DATA EXCERPT:
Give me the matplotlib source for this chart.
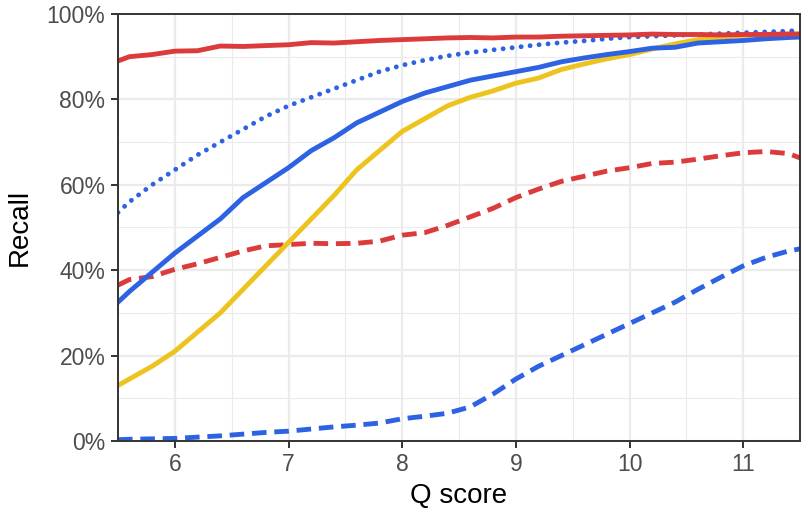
import matplotlib.pyplot as plt
from matplotlib.ticker import FixedLocator, FuncFormatter

plt.rcParams["font.family"] = ["Liberation Sans", "DejaVu Sans"]

q_score = [5.5, 5.6, 5.8, 6.0, 6.2, 6.4, 6.6, 6.8, 7.0, 7.2, 7.4, 7.6, 7.8, 8.0, 8.2,
           8.4, 8.6, 8.8, 9.0, 9.2, 9.4, 9.6, 9.8, 10.0, 10.2, 10.4, 10.6, 10.8,
           11.0, 11.2, 11.4, 11.5]

red_solid = [89.0, 90.0, 90.5, 91.3, 91.4, 92.5, 92.4, 92.6, 92.8, 93.3, 93.2, 93.5,
             93.8, 94.0, 94.2, 94.4, 94.5, 94.4, 94.6, 94.6, 94.8, 94.9, 95.0, 95.1,
             95.3, 95.2, 95.2, 95.1, 95.2, 95.2, 95.3, 95.3]
blue_dotted = [53.5, 56.0, 60.0, 63.5, 67.0, 70.0, 73.0, 76.0, 78.5, 80.5, 82.5, 84.5,
               86.5, 88.0, 89.2, 90.2, 91.0, 91.6, 92.2, 92.8, 93.3, 93.7, 94.2, 94.6,
               94.8, 95.0, 95.2, 95.4, 95.6, 95.8, 96.0, 96.2]
blue_solid = [32.5, 35.0, 39.5, 44.0, 48.0, 52.0, 57.0, 60.5, 64.0, 68.0, 71.0, 74.5,
              77.0, 79.5, 81.5, 83.0, 84.5, 85.5, 86.5, 87.5, 88.8, 89.7, 90.5, 91.2,
              92.0, 92.2, 93.2, 93.5, 93.8, 94.2, 94.5, 94.6]
yellow_solid = [13.0, 14.5, 17.5, 21.0, 25.5, 30.0, 35.5, 41.0, 46.5, 52.0, 57.5, 63.5,
                68.0, 72.5, 75.5, 78.5, 80.5, 82.0, 83.8, 85.0, 87.0, 88.3, 89.5, 90.5,
                91.8, 93.0, 94.0, 94.5, 95.0, 95.2, 95.3, 95.3]
red_dashed = [36.5, 37.8, 38.5, 40.2, 41.5, 43.0, 44.5, 45.7, 46.0, 46.3, 46.2, 46.3,
              46.8, 48.2, 48.8, 50.5, 52.5, 54.5, 57.0, 59.0, 60.8, 62.0, 63.2, 64.0,
              65.0, 65.3, 66.0, 66.8, 67.5, 67.8, 67.3, 66.3]
blue_dashed = [0.3, 0.4, 0.5, 0.6, 0.9, 1.2, 1.6, 2.0, 2.3, 2.8, 3.3, 3.7, 4.2, 5.2,
               5.8, 6.5, 8.0, 11.0, 14.5, 17.5, 20.0, 22.5, 25.0, 27.5, 30.0, 32.5,
               35.5, 38.3, 41.0, 43.0, 44.5, 45.0]

RED = "#DC3B3B"
BLUE = "#2D63E3"
YELLOW = "#EDC41F"

fig = plt.figure(figsize=(8.01, 5.13), dpi=100)
ax = fig.add_axes([0.1473, 0.1404, 0.8515, 0.8323])

lw = 3.5
dash = (0, (3.0, 1.6))
ax.plot(q_score, blue_dashed, color=BLUE, lw=lw, linestyle=dash)
ax.plot(q_score, red_dashed, color=RED, lw=lw, linestyle=dash)
ax.plot(q_score, yellow_solid, color=YELLOW, lw=lw)
ax.plot(q_score, blue_solid, color=BLUE, lw=lw)
ax.plot(q_score, blue_dotted, color=BLUE, lw=lw, linestyle=(0, (0.01, 1.85)),
        dash_capstyle="round")
ax.plot(q_score, red_solid, color=RED, lw=lw)

ax.set_xlim(5.5, 11.5)
ax.set_ylim(0, 100)
ax.xaxis.set_major_locator(FixedLocator([6, 7, 8, 9, 10, 11]))
ax.xaxis.set_minor_locator(FixedLocator([6.5, 7.5, 8.5, 9.5, 10.5, 11.5]))
ax.yaxis.set_major_locator(FixedLocator([0, 20, 40, 60, 80, 100]))
ax.yaxis.set_minor_locator(FixedLocator([10, 30, 50, 70, 90]))
ax.yaxis.set_major_formatter(FuncFormatter(lambda v, p: f"{v:.0f}%"))

ax.grid(which="major", color="#EBEBEB", lw=1.6)
ax.grid(which="minor", color="#EBEBEB", lw=0.8)
ax.set_axisbelow(True)

for s in ax.spines.values():
    s.set_color("#333333")
    s.set_linewidth(1.4)

ax.tick_params(which="major", length=5, width=1.4, color="#333333",
               labelsize=16.5, labelcolor="#4D4D4D", pad=4)
ax.tick_params(which="minor", length=0)

ax.set_xlabel("Q score", fontsize=20, color="black", labelpad=5)
ax.set_ylabel("Recall", fontsize=20, color="black", labelpad=10)

fig.savefig("out.png", dpi=100)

TASK BRIEF: Copy the material above exactly and drop the pictures.

FINISHED ANSWER:
Give me the matplotlib source for this chart.
import matplotlib.pyplot as plt
from matplotlib.ticker import FixedLocator, FuncFormatter

plt.rcParams["font.family"] = ["Liberation Sans", "DejaVu Sans"]

q_score = [5.5, 5.6, 5.8, 6.0, 6.2, 6.4, 6.6, 6.8, 7.0, 7.2, 7.4, 7.6, 7.8, 8.0, 8.2,
           8.4, 8.6, 8.8, 9.0, 9.2, 9.4, 9.6, 9.8, 10.0, 10.2, 10.4, 10.6, 10.8,
           11.0, 11.2, 11.4, 11.5]

red_solid = [89.0, 90.0, 90.5, 91.3, 91.4, 92.5, 92.4, 92.6, 92.8, 93.3, 93.2, 93.5,
             93.8, 94.0, 94.2, 94.4, 94.5, 94.4, 94.6, 94.6, 94.8, 94.9, 95.0, 95.1,
             95.3, 95.2, 95.2, 95.1, 95.2, 95.2, 95.3, 95.3]
blue_dotted = [53.5, 56.0, 60.0, 63.5, 67.0, 70.0, 73.0, 76.0, 78.5, 80.5, 82.5, 84.5,
               86.5, 88.0, 89.2, 90.2, 91.0, 91.6, 92.2, 92.8, 93.3, 93.7, 94.2, 94.6,
               94.8, 95.0, 95.2, 95.4, 95.6, 95.8, 96.0, 96.2]
blue_solid = [32.5, 35.0, 39.5, 44.0, 48.0, 52.0, 57.0, 60.5, 64.0, 68.0, 71.0, 74.5,
              77.0, 79.5, 81.5, 83.0, 84.5, 85.5, 86.5, 87.5, 88.8, 89.7, 90.5, 91.2,
              92.0, 92.2, 93.2, 93.5, 93.8, 94.2, 94.5, 94.6]
yellow_solid = [13.0, 14.5, 17.5, 21.0, 25.5, 30.0, 35.5, 41.0, 46.5, 52.0, 57.5, 63.5,
                68.0, 72.5, 75.5, 78.5, 80.5, 82.0, 83.8, 85.0, 87.0, 88.3, 89.5, 90.5,
                91.8, 93.0, 94.0, 94.5, 95.0, 95.2, 95.3, 95.3]
red_dashed = [36.5, 37.8, 38.5, 40.2, 41.5, 43.0, 44.5, 45.7, 46.0, 46.3, 46.2, 46.3,
              46.8, 48.2, 48.8, 50.5, 52.5, 54.5, 57.0, 59.0, 60.8, 62.0, 63.2, 64.0,
              65.0, 65.3, 66.0, 66.8, 67.5, 67.8, 67.3, 66.3]
blue_dashed = [0.3, 0.4, 0.5, 0.6, 0.9, 1.2, 1.6, 2.0, 2.3, 2.8, 3.3, 3.7, 4.2, 5.2,
               5.8, 6.5, 8.0, 11.0, 14.5, 17.5, 20.0, 22.5, 25.0, 27.5, 30.0, 32.5,
               35.5, 38.3, 41.0, 43.0, 44.5, 45.0]

RED = "#DC3B3B"
BLUE = "#2D63E3"
YELLOW = "#EDC41F"

fig = plt.figure(figsize=(8.01, 5.13), dpi=100)
ax = fig.add_axes([0.1473, 0.1404, 0.8515, 0.8323])

lw = 3.5
dash = (0, (3.0, 1.6))
ax.plot(q_score, blue_dashed, color=BLUE, lw=lw, linestyle=dash)
ax.plot(q_score, red_dashed, color=RED, lw=lw, linestyle=dash)
ax.plot(q_score, yellow_solid, color=YELLOW, lw=lw)
ax.plot(q_score, blue_solid, color=BLUE, lw=lw)
ax.plot(q_score, blue_dotted, color=BLUE, lw=lw, linestyle=(0, (0.01, 1.85)),
        dash_capstyle="round")
ax.plot(q_score, red_solid, color=RED, lw=lw)

ax.set_xlim(5.5, 11.5)
ax.set_ylim(0, 100)
ax.xaxis.set_major_locator(FixedLocator([6, 7, 8, 9, 10, 11]))
ax.xaxis.set_minor_locator(FixedLocator([6.5, 7.5, 8.5, 9.5, 10.5, 11.5]))
ax.yaxis.set_major_locator(FixedLocator([0, 20, 40, 60, 80, 100]))
ax.yaxis.set_minor_locator(FixedLocator([10, 30, 50, 70, 90]))
ax.yaxis.set_major_formatter(FuncFormatter(lambda v, p: f"{v:.0f}%"))

ax.grid(which="major", color="#EBEBEB", lw=1.6)
ax.grid(which="minor", color="#EBEBEB", lw=0.8)
ax.set_axisbelow(True)

for s in ax.spines.values():
    s.set_color("#333333")
    s.set_linewidth(1.4)

ax.tick_params(which="major", length=5, width=1.4, color="#333333",
               labelsize=16.5, labelcolor="#4D4D4D", pad=4)
ax.tick_params(which="minor", length=0)

ax.set_xlabel("Q score", fontsize=20, color="black", labelpad=5)
ax.set_ylabel("Recall", fontsize=20, color="black", labelpad=10)

fig.savefig("out.png", dpi=100)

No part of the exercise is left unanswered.